Warum haben die Gewerkschaften nicht mehr Gewicht?
Linke Bewegungen haben derzeit weltweit einen schweren Stand. Doch die Geschichte verläuft nie linear. Die Rechten haben keine Antworten auf die grossen Herausforderungen unserer Zeit wie den Klimawandel oder die technologischen Entwicklungen. Es braucht eine Neuerfindung der Linken, und die Gewerkschaften spielen dabei eine grosse Rolle.
Doch die Gewerkschaften leiden unter Mitgliederschwund. Hat man noch die richtige Antwort auf die brennenden Themen?
Das wird sich zeigen. Bei der Digitalisierung geht es eigentlich um eine klassische gewerkschaftliche Aufgabe: um die Verteidigung des Arbeitsrechts. Es ist zentral, die Gesamtarbeitsverträge zu stärken, da diese durch die Auslagerung an Subunternehmer immer öfter unterlaufen werden. Auch der Zugang zu Aus- und Weiterbildungen spielt eine wichtige Rolle, da sich der Arbeitsmarkt schneller wandelt.
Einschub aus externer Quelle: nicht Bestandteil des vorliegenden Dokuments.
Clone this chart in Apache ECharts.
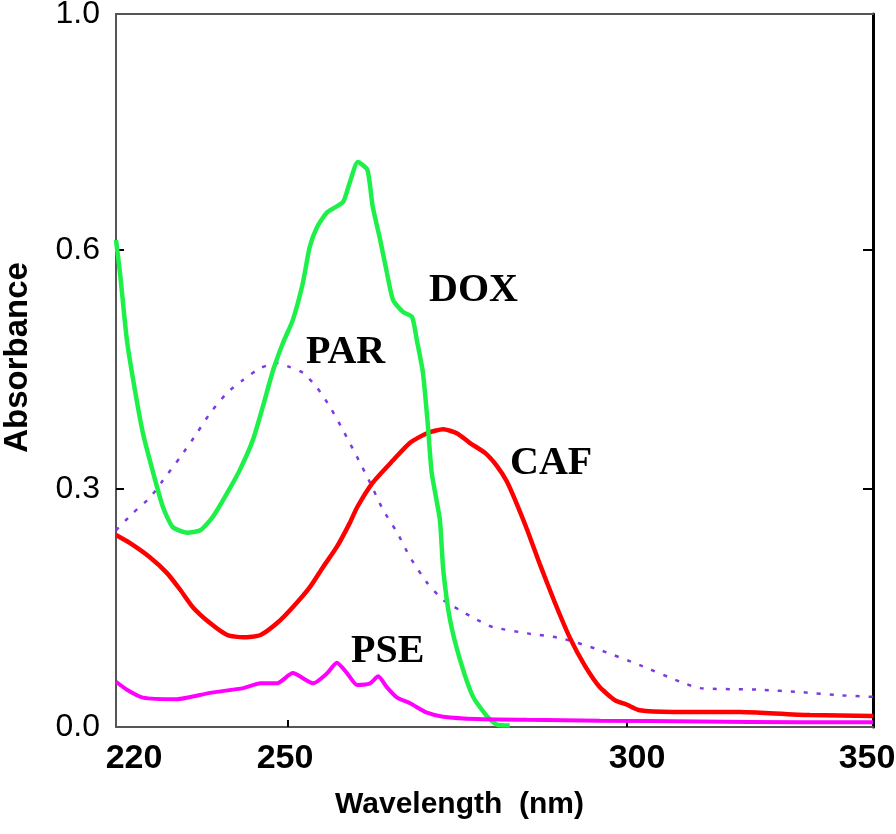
<!DOCTYPE html>
<html><head><meta charset="utf-8">
<script src="https://cdn.jsdelivr.net/npm/echarts@6/dist/echarts.min.js"></script>
<style>html,body{margin:0;padding:0;background:#fff}#c{width:896px;height:834px}</style>
</head><body><div id="c"></div>
<script>
// ---- tick labels ----
const xTickLabels = [220, 250, 300, 350];
const yTickLabels = [0.0, 0.3, 0.6, 1.0];

// ---- series data (wavelength nm, absorbance) ----
const doxWl = [220.0,220.7,221.9,223.3,224.7,226.5,228.2,229.9,232.4,234.7,236.9,239.4,241.6,243.9,245.6,247.4,249.1,250.7,252.2,253.2,254.3,255.8,258.1,259.1,260.3,261.7,262.5,263.6,264.6,265.5,267.0,268.3,269.0,269.9,270.6,271.2,272.4,272.9,273.9,275.4,277.3,279.4,280.8,282.7];
const doxAbs = [0.617,0.571,0.487,0.424,0.370,0.320,0.277,0.252,0.245,0.248,0.265,0.295,0.324,0.362,0.403,0.449,0.483,0.512,0.559,0.605,0.639,0.664,0.681,0.714,0.749,0.736,0.673,0.617,0.571,0.537,0.522,0.516,0.487,0.446,0.383,0.320,0.261,0.198,0.135,0.084,0.038,0.013,0.003,0.002];

const cafWl = [220.0,222.4,225.9,228.9,231.2,233.4,236.4,239.4,242.2,245.2,248.1,250.7,253.2,255.2,257.2,259.1,260.2,262.5,265.5,268.0,270.5,272.9,274.9,276.8,279.1,280.8,282.3,283.8,285.3,287.2,289.4,291.6,293.8,296.0,298.2,300.0,302.6,309.3,323.0,327.0,337.2,350.0];
const cafAbs = [0.242,0.232,0.214,0.194,0.173,0.151,0.131,0.116,0.113,0.116,0.131,0.151,0.176,0.202,0.227,0.257,0.277,0.308,0.336,0.358,0.370,0.375,0.370,0.358,0.345,0.329,0.309,0.280,0.248,0.204,0.156,0.112,0.077,0.050,0.034,0.028,0.021,0.019,0.019,0.018,0.015,0.014];

const parWl = [220.0,223.0,225.9,228.2,231.2,234.1,236.4,239.4,242.2,245.2,248.1,250.3,252.2,254.3,256.2,258.1,260.2,262.1,264.0,266.1,268.0,270.5,272.9,275.4,277.9,280.2,285.3,290.2,296.0,302.6,310.8,314.8,327.0,335.2,343.3,350.0];
const parAbs = [0.248,0.270,0.289,0.311,0.340,0.370,0.395,0.421,0.437,0.452,0.458,0.453,0.446,0.427,0.403,0.374,0.340,0.308,0.274,0.245,0.214,0.182,0.160,0.147,0.135,0.126,0.118,0.112,0.097,0.078,0.057,0.049,0.047,0.044,0.040,0.038];

const pseWl = [220.0,221.9,224.7,230.6,236.4,242.2,245.2,248.1,250.7,253.7,255.8,257.2,258.7,260.2,262.1,263.3,264.6,266.1,268.0,270.5,272.9,277.9,285.3,296.0,314.8,335.2,350.0];
const pseAbs = [0.057,0.047,0.037,0.035,0.043,0.049,0.055,0.055,0.068,0.055,0.068,0.081,0.068,0.053,0.055,0.064,0.050,0.037,0.030,0.018,0.013,0.010,0.009,0.008,0.007,0.006,0.006];

// ---- layout: the printed axes are piecewise (tick spacing is uneven in the figure) ----
const X_FRAC = [0, 172/757, 511/757, 1];
const Y_FRAC = [0, 238/713, 477/713, 1];
const X_LABEL_FRAC = [18/757, 169/757, 521/757, 751/757];

function warp(v, vals, fr) {
  const n = vals.length;
  for (let i = 0; i < n - 1; i++) {
    if (v <= vals[i + 1] || i === n - 2) {
      return fr[i] + (v - vals[i]) / (vals[i + 1] - vals[i]) * (fr[i + 1] - fr[i]);
    }
  }
}
const wx = v => warp(v, xTickLabels, X_FRAC);
const wy = v => warp(v, yTickLabels, Y_FRAC);
function nearest(arr, v) {
  let bi = 0, bd = Infinity;
  arr.forEach((a, i) => { const d = Math.abs(a - v); if (d < bd) { bd = d; bi = i; } });
  return bi;
}
const mk = (wl, ab) => wl.map((w, i) => [wx(w), wy(ab[i])]);

const chart = echarts.init(document.getElementById('c'), null, {renderer: 'canvas'});
const SANS = 'Liberation Sans, Arial, sans-serif';
const SERIF = 'Liberation Serif, Times New Roman, serif';

const option = {
  animation: false,
  backgroundColor: '#fff',
  grid: {left: 116, right: 23, top: 14, bottom: 107, containLabel: false, outerBoundsMode: 'none'},
  xAxis: [{
    type: 'value', min: 0, max: 1, position: 'bottom',
    axisLine: {onZero: false, lineStyle: {color: '#555', width: 2}},
    axisTick: {inside: true, length: 7, customValues: [X_FRAC[1], X_FRAC[2]], lineStyle: {color: '#000', width: 2}},
    axisLabel: {customValues: X_LABEL_FRAC, formatter: v => String(xTickLabels[nearest(X_LABEL_FRAC, v)]),
      fontFamily: SANS, fontWeight: 'bold', fontSize: 34, color: '#000', margin: 15},
    splitLine: {show: false},
    name: 'Wavelength  (nm)', nameLocation: 'middle', nameGap: 63,
    nameTextStyle: {fontFamily: SANS, fontWeight: 'bold', fontSize: 30, color: '#000', padding: [0, 70, 0, 0]}
  }, {
    type: 'value', min: 0, max: 1, position: 'top',
    axisLine: {onZero: false, lineStyle: {color: '#555', width: 2}},
    axisTick: {show: false}, axisLabel: {show: false}, splitLine: {show: false}
  }],
  yAxis: [{
    type: 'value', min: 0, max: 1, position: 'left',
    axisLine: {onZero: false, lineStyle: {color: '#555', width: 2}},
    axisTick: {inside: true, length: 8, customValues: [Y_FRAC[1], Y_FRAC[2]], lineStyle: {color: '#000', width: 2}},
    axisLabel: {customValues: Y_FRAC, formatter: v => yTickLabels[nearest(Y_FRAC, v)].toFixed(1),
      fontFamily: SANS, fontSize: 32, color: '#000', margin: 16},
    splitLine: {show: false},
    name: 'Absorbance', nameLocation: 'middle', nameGap: 82,
    nameTextStyle: {fontFamily: SANS, fontWeight: 'bold', fontSize: 33, color: '#000', padding: [0, 0, 0, 26]}
  }, {
    type: 'value', min: 0, max: 1, position: 'right',
    axisLine: {onZero: false, lineStyle: {color: '#000', width: 3}},
    axisTick: {inside: true, length: 10, customValues: [Y_FRAC[1], Y_FRAC[2]], lineStyle: {color: '#000', width: 2}},
    axisLabel: {show: false}, splitLine: {show: false}
  }],
  series: [
    {name: 'PAR', type: 'line', showSymbol: false, smooth: 0.2, data: mk(parWl, parAbs), z: 2,
      lineStyle: {color: '#7a3ce0', width: 2.5, type: [4, 9]}},
    {name: 'CAF', type: 'line', showSymbol: false, smooth: 0.2, data: mk(cafWl, cafAbs), z: 3,
      lineStyle: {color: '#ff0000', width: 4.5}},
    {name: 'DOX', type: 'line', showSymbol: false, smooth: 0.2, data: mk(doxWl, doxAbs), z: 4,
      lineStyle: {color: '#1ef04a', width: 4.5}},
    {name: 'PSE', type: 'line', showSymbol: false, smooth: 0.2, data: mk(pseWl, pseAbs), z: 5,
      lineStyle: {color: '#ff00ff', width: 4}}
  ],
  graphic: [
    {type: 'text', x: 429, y: 291, style: {text: 'DOX', font: 'bold 40px ' + SERIF, fill: '#000', verticalAlign: 'middle'}},
    {type: 'text', x: 306, y: 353, style: {text: 'PAR', font: 'bold 40px ' + SERIF, fill: '#000', verticalAlign: 'middle'}},
    {type: 'text', x: 510, y: 464, style: {text: 'CAF', font: 'bold 40px ' + SERIF, fill: '#000', verticalAlign: 'middle'}},
    {type: 'text', x: 351, y: 652, style: {text: 'PSE', font: 'bold 40px ' + SERIF, fill: '#000', verticalAlign: 'middle'}}
  ]
};
chart.setOption(option);
</script>
</body></html>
Ein sehr kritisches Feld ist die Arbeitszeit, wo mit der Revision des Arbeitsgesetzes gerade ein bürgerlicher Demontageversuch stattfindet. Und natürlich müssen wir uns auch immer mit der Frage nach der Organisation der Arbeit auseinandersetzen, etwa wenn es um die Kinderbetreuung geht.
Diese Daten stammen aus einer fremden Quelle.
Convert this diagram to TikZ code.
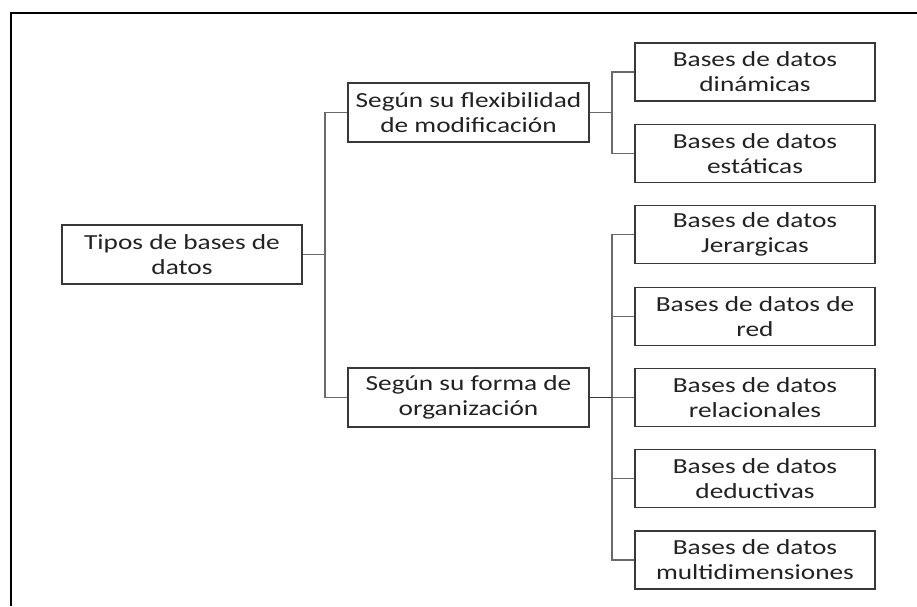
\documentclass[tikz,border=0pt]{standalone}
\usepackage{fontspec}
\setmainfont{Carlito}[FakeStretch=1.27]
\definecolor{boxline}{HTML}{383838}
\definecolor{linkline}{HTML}{6A6A6A}
\definecolor{txt}{HTML}{222222}
\begin{document}
\begin{tikzpicture}[x=1pt,y=-1pt,
  box/.style={draw=boxline,line width=1.2pt,inner sep=0pt,align=center,
    text=txt,font=\fontsize{21.5}{25}\selectfont,minimum width=240pt,minimum height=58pt},
  link/.style={draw=linkline,line width=1.4pt},
  frame/.style={draw=black,line width=2pt}]
  \useasboundingbox (0,0) rectangle (917,606);
  % open frame: left and top edges
  \draw[frame] (11,606) -- (11,13) -- (917,13);

  % root and the two criteria
  \node[box,minimum height=59pt] (root) at (182,254.5) {Tipos de bases de\\datos};
  \node[box,minimum width=241pt,minimum height=59pt] (flex) at (468.5,112.5) {Según su flexibilidad\\de modificación};
  \node[box,minimum width=241pt,minimum height=59pt] (org) at (468.5,397.5) {Según su forma de\\organización};

  % leaves
  \node[box] (din) at (755,72) {Bases de datos\\dinámicas};
  \node[box] (est) at (755,153.5) {Bases de datos\\estáticas};
  \node[box] (jer) at (755,234.5) {Bases de datos\\Jerargicas};
  \node[box] (red) at (755,316.5) {Bases de datos de\\red};
  \node[box] (rel) at (755,397.5) {Bases de datos\\relacionales};
  \node[box] (ded) at (755,478.5) {Bases de datos\\deductivas};
  \node[box] (mul) at (755,560) {Bases de datos\\multidimensiones};

  % junction points
  \coordinate (j0) at (325,254.5);
  \coordinate (j1) at (612,112.5);
  \coordinate (j2) at (612,397.5);

  % connectors
  \draw[link] (root.east) -- (j0);
  \draw[link] (j0) |- (flex.west);
  \draw[link] (j0) |- (org.west);

  \draw[link] (flex.east) -- (j1);
  \draw[link] (j1) |- (din.west);
  \draw[link] (j1) |- (est.west);

  \draw[link] (j2) |- (jer.west);
  \draw[link] (j2) |- (red.west);
  \draw[link] (j2) |- (rel.west);
  \draw[link] (j2) |- (ded.west);
  \draw[link] (j2) |- (mul.west);
  \draw[link,draw=boxline,line width=1.8pt] (org.east) -- (j2);
\end{tikzpicture}
\end{document}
Die WOZ hat kürzlich die 24-Stunden-Woche gefordert, die SP zumindest die 35-Stunden-Woche. Warum kommen solche Ideen nicht von den Gewerkschaften?
Ich bin da wohl etwas pragmatischer. In der Realität spielen die Gesamtarbeitsverträge eine zentrale Rolle. Und dabei die Verbesserung der Löhne. Bei der Arbeitszeit geht es derzeit vor allem darum, Verschlechterungen und Arbeitszeiterhöhungen abzuwehren.
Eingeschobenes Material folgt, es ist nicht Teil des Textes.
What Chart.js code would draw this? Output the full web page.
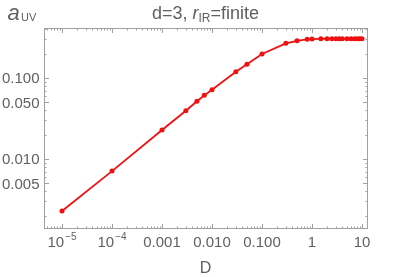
<!DOCTYPE html>
<html>
<head>
<meta charset="utf-8">
<script src="https://cdn.jsdelivr.net/npm/chart.js@4.4.1/dist/chart.umd.min.js"></script>
<style>
    html, body { margin:0; padding:0; background:#fff; }
    #wrap { width:407px; height:277px; }
</style>
</head>
<body>
<div id="wrap"><canvas id="chart" width="407" height="277"></canvas></div>
<script>
// values
const dValues = [1e-5, 1e-4, 0.001, 0.003, 0.005, 0.007, 0.01, 0.03, 0.05, 0.1, 0.3, 0.5, 0.8, 1,
                 1.5, 2, 2.5, 3, 3.5, 4, 5, 6, 7, 8, 9, 10];
const aValues = [0.00228, 0.0071, 0.0228, 0.0394, 0.0516, 0.0611, 0.0717, 0.1197, 0.1476, 0.198, 0.268, 0.288, 0.300, 0.302,
                 0.304, 0.305, 0.305, 0.305, 0.305, 0.305, 0.305, 0.305, 0.305, 0.305, 0.305, 0.305];

const xTickValues = [1e-5, 1e-4, 0.001, 0.01, 0.1, 1, 10];
const xTickLabels = [["10","\u22125"], ["10","\u22124"], ["0.001"], ["0.010"], ["0.100"], ["1"], ["10"]];
const yTickValues = [0.1, 0.05, 0.01, 0.005];
const yTickLabels = ["0.100", "0.050", "0.010", "0.005"];

const FONT = "'Liberation Sans', Arial, sans-serif";
const LABEL = "#606060";
const FRAME = "#a0a0a0";
const RED = "#f01010";

// frame, inside ticks and all the text
const framePlugin = {
    id:"frame",
    afterDraw(chart){
        const {ctx, chartArea:a, scales:{x, y}} = chart;
        ctx.save();

        ctx.strokeStyle = FRAME;
        ctx.lineWidth = 1;
        ctx.strokeRect(Math.round(a.left)+0.5, Math.round(a.top)+0.5,
                       Math.round(a.right-a.left)-1, Math.round(a.bottom-a.top)-1);

        ctx.beginPath();
        for(let k=-6;k<=1;k++){
            for(let m=1;m<=9;m++){
                const v = m*Math.pow(10,k);
                if(v < x.min || v > x.max) continue;
                const px = Math.round(x.getPixelForValue(v))+0.5;
                const len = m===1 ? 5 : 2.5;
                ctx.moveTo(px, a.bottom); ctx.lineTo(px, a.bottom-len);
                ctx.moveTo(px, a.top); ctx.lineTo(px, a.top+len);
            }
        }
        for(let k=-4;k<=0;k++){
            for(let m=1;m<=9;m++){
                const v = m*Math.pow(10,k);
                if(v < y.min || v > y.max) continue;
                const py = Math.round(y.getPixelForValue(v))+0.5;
                const len = (m===1 || m===5) ? 5 : 2.5;
                ctx.moveTo(a.left, py); ctx.lineTo(a.left+len, py);
                ctx.moveTo(a.right, py); ctx.lineTo(a.right-len, py);
            }
        }
        ctx.stroke();

        ctx.fillStyle = LABEL;
        ctx.textBaseline = "alphabetic";

        // y tick labels
        ctx.font = "15px "+FONT;
        ctx.textAlign = "right";
        yTickValues.forEach((v,i)=>{
            ctx.fillText(yTickLabels[i], a.left-4.5, y.getPixelForValue(v)+5.3);
        });

        // x tick labels (with superscript exponents)
        ctx.textAlign = "left";
        xTickValues.forEach((v,i)=>{
            const [base, sup] = xTickLabels[i];
            const px = x.getPixelForValue(v);
            ctx.font = "15px "+FONT;
            const wb = ctx.measureText(base).width;
            let ws = 0;
            if(sup){ ctx.font = "10px "+FONT; ws = ctx.measureText(sup).width + 1; }
            const left = px-(wb+ws)/2;
            ctx.font = "15px "+FONT;
            ctx.fillText(base, left, a.bottom+18);
            if(sup){
                ctx.font = "10px "+FONT;
                ctx.fillText(sup, left+wb+1, a.bottom+11);
            }
        });

        // x title
        ctx.font = "16px "+FONT;
        ctx.textAlign = "center";
        ctx.fillText("D", 205.5, 273);

        // y title a_UV
        ctx.textAlign = "left";
        ctx.font = "italic 22px "+FONT;
        ctx.fillText("a", 7.5, 19.5);
        ctx.font = "11px "+FONT;
        ctx.fillText("UV", 21, 21);

        // plot title d=3, r_IR=finite
        const parts = [
            {t:"d=3, ", f:"18px "+FONT, dy:0},
            {t:"r", f:"italic 18px "+FONT, dy:0},
            {t:"IR", f:"12px "+FONT, dy:3},
            {t:"=finite", f:"18px "+FONT, dy:0}
        ];
        let total = 0;
        parts.forEach(p=>{ ctx.font=p.f; p.w=ctx.measureText(p.t).width; total+=p.w; });
        let cx = 205.5-total/2;
        parts.forEach(p=>{ ctx.font=p.f; ctx.fillText(p.t, cx, 18.5+p.dy); cx+=p.w; });

        ctx.restore();
    }
};

const ctx = document.getElementById("chart").getContext("2d");

new Chart(ctx,{
    type:"line",
    data:{
        datasets:[{
            data:dValues.map((d,i)=>({x:d, y:aValues[i]})),
            borderColor:RED,
            backgroundColor:RED,
            borderWidth:1.8,
            pointRadius:2.5,
            pointBorderWidth:0,
            pointHoverRadius:2.5,
            tension:0,
            fill:false
        }]
    },
    options:{
        responsive:false,
        animation:false,
        events:[],
        layout:{padding:{left:44, top:28, right:39, bottom:48}},
        plugins:{legend:{display:false}, tooltip:{enabled:false}, title:{display:false}},
        scales:{
            x:{
                type:"logarithmic",
                min:Math.pow(10,-5.36),
                max:Math.pow(10,1.12),
                ticks:{display:false},
                grid:{display:false},
                border:{display:false},
                afterFit:s=>{ s.height = 0; }
            },
            y:{
                type:"logarithmic",
                min:0.00137,
                max:0.414,
                ticks:{display:false},
                grid:{display:false},
                border:{display:false},
                afterFit:s=>{ s.width = 0; }
            }
        }
    },
    plugins:[framePlugin]
});
</script>
</body>
</html>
Sie treten als Gewerkschaftspräsident zurück, bei den Ständeratswahlen nächstes Jahr aber wieder an. Warum?
Der Ständerat hat sich zu der Kammer gewandelt, die die institutionelle Verantwortung wahrnimmt. Er ist nach dem Rechtsrutsch bei den letzten Wahlen zum Gegengewicht des Nationalrats geworden, was zeigt, dass unsere Institutionen funktionieren. Eine starke Stellung der Linken ist dafür die Voraussetzung. Dazu möchte ich meinen Beitrag leisten.
Nach dem Rücktritt als Gewerkschaftspräsident werden Sie etwas mehr Zeit für Privates haben. Gibt es Dinge, die Sie nun endlich tun wollen? Öfter mal spazieren gehen zum Beispiel?
Na ja, ich bin weiterhin Ständerat und als Anwalt für Arbeitsrecht und Strafrecht tätig, dazu auch noch für die Paul-Grüninger-Stiftung. Ehrlich gesagt bin ich noch gar nicht so weit, mir über solche Dinge Gedanken zu machen. Ich war ja jetzt immer mit vollem Tempo unterwegs. Das wird wohl auch noch eine Weile so bleiben.